[BEGIN THE INPUT]

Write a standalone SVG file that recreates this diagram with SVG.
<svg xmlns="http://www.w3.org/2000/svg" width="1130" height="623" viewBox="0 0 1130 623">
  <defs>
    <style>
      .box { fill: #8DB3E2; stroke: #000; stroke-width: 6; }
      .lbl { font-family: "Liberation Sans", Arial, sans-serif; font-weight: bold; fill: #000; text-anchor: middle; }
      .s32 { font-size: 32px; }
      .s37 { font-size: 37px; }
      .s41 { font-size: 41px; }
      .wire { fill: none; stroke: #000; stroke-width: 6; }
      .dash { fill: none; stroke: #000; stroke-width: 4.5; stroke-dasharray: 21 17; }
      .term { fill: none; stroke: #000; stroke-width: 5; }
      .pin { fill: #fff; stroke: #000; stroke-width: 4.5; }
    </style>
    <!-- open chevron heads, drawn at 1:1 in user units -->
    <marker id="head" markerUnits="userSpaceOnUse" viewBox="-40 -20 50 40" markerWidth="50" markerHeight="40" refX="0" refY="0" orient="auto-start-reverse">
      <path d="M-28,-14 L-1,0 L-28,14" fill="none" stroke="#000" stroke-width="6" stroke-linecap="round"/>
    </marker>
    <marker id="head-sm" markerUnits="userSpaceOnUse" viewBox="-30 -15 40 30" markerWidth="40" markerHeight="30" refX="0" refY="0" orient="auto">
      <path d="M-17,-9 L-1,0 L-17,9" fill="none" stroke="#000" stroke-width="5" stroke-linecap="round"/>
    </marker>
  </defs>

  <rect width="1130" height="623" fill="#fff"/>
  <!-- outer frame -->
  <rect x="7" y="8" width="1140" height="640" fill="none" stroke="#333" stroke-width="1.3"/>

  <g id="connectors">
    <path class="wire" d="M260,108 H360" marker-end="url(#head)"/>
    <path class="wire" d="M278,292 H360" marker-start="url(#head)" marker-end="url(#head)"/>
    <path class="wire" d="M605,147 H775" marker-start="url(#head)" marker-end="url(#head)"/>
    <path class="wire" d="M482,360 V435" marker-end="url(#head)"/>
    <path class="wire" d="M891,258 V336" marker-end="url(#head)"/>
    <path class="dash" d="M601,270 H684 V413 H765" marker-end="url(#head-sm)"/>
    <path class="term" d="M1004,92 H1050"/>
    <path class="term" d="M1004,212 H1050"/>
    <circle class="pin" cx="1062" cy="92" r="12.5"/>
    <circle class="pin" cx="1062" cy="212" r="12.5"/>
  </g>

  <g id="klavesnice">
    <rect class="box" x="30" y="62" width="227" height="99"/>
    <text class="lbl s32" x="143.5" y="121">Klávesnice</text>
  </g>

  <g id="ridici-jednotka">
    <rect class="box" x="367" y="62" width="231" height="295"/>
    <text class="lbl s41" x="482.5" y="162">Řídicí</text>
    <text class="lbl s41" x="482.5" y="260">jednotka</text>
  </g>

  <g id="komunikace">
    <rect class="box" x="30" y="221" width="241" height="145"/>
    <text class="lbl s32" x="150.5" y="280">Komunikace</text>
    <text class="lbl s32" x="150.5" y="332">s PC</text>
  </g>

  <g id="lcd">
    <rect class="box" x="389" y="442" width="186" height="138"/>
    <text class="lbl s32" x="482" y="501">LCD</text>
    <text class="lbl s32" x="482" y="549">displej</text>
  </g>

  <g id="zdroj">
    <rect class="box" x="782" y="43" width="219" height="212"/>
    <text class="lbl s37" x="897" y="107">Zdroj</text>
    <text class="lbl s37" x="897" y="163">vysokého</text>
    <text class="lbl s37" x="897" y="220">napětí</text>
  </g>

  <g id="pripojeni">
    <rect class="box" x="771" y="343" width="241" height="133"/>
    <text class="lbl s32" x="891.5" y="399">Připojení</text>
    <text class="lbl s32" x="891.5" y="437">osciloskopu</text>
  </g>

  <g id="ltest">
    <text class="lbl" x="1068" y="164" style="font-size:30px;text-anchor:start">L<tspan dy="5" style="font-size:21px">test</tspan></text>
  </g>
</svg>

[END THE INPUT]
[BEGIN THE INPUT]

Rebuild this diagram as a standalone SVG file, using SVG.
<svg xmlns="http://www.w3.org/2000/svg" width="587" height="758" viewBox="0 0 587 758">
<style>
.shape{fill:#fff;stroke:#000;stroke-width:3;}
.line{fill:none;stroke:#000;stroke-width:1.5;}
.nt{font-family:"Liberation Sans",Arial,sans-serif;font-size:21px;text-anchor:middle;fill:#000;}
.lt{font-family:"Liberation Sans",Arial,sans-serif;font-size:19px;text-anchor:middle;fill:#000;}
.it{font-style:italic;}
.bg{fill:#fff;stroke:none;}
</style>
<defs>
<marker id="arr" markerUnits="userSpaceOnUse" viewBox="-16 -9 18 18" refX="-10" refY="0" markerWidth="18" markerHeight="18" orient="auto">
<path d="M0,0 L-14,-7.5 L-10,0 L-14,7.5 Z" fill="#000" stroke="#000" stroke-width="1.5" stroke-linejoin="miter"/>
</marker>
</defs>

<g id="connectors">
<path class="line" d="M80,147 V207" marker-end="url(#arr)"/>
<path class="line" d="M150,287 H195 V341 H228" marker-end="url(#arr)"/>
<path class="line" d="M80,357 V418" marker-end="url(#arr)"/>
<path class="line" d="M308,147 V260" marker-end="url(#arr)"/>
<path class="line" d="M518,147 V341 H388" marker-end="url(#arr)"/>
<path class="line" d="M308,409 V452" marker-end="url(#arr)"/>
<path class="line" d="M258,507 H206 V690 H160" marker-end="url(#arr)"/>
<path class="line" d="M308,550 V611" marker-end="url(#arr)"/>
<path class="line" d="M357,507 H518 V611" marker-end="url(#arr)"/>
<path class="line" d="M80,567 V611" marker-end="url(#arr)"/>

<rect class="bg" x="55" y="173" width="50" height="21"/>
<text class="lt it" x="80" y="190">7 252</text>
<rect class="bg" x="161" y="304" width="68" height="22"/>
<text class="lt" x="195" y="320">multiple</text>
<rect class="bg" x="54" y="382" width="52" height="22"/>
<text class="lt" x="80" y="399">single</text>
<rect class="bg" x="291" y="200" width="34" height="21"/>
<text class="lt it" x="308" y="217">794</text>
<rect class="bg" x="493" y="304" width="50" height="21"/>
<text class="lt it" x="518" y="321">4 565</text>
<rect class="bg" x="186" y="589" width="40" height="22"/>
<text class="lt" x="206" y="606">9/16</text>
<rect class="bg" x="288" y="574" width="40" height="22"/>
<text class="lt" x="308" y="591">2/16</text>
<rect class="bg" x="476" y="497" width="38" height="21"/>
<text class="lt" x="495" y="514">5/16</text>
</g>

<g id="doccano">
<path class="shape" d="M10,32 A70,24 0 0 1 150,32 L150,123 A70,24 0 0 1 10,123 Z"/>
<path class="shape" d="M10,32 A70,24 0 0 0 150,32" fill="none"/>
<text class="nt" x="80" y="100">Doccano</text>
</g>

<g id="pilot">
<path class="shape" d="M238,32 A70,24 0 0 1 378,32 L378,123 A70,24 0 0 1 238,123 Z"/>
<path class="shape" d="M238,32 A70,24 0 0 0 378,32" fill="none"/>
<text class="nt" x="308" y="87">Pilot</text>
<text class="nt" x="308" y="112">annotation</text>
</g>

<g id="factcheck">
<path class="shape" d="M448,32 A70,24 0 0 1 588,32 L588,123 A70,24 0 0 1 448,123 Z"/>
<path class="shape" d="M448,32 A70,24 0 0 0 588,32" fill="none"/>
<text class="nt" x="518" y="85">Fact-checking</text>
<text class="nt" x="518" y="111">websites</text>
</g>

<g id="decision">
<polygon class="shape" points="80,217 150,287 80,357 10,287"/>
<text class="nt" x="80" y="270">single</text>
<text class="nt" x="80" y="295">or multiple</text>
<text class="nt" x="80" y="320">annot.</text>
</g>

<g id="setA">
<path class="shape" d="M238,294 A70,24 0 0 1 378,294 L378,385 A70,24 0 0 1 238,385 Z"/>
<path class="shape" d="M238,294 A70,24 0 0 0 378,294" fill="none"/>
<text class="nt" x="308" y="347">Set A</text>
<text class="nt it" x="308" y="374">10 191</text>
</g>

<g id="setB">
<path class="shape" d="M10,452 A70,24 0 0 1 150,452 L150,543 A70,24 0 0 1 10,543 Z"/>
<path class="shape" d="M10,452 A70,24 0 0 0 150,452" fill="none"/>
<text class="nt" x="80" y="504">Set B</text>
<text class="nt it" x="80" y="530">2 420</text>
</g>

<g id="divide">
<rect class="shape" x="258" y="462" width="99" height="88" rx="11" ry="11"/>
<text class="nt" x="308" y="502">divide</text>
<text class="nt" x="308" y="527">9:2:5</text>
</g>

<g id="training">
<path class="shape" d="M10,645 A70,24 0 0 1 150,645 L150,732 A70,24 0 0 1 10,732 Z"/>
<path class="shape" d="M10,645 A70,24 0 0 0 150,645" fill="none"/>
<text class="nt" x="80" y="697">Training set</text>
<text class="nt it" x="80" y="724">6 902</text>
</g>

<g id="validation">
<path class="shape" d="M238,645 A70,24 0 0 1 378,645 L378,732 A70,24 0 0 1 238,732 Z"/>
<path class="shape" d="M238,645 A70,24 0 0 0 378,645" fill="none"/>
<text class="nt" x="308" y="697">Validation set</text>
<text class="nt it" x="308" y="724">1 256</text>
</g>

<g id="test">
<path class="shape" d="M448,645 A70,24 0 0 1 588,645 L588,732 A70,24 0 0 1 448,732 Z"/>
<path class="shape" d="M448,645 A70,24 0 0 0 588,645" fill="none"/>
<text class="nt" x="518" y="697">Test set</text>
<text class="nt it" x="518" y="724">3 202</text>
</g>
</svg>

[END THE INPUT]

#### EXERCISE OBJECTIVE
Go through the records line by line and count those containing the string "this". Give only the total.

#### FINAL RESULT
2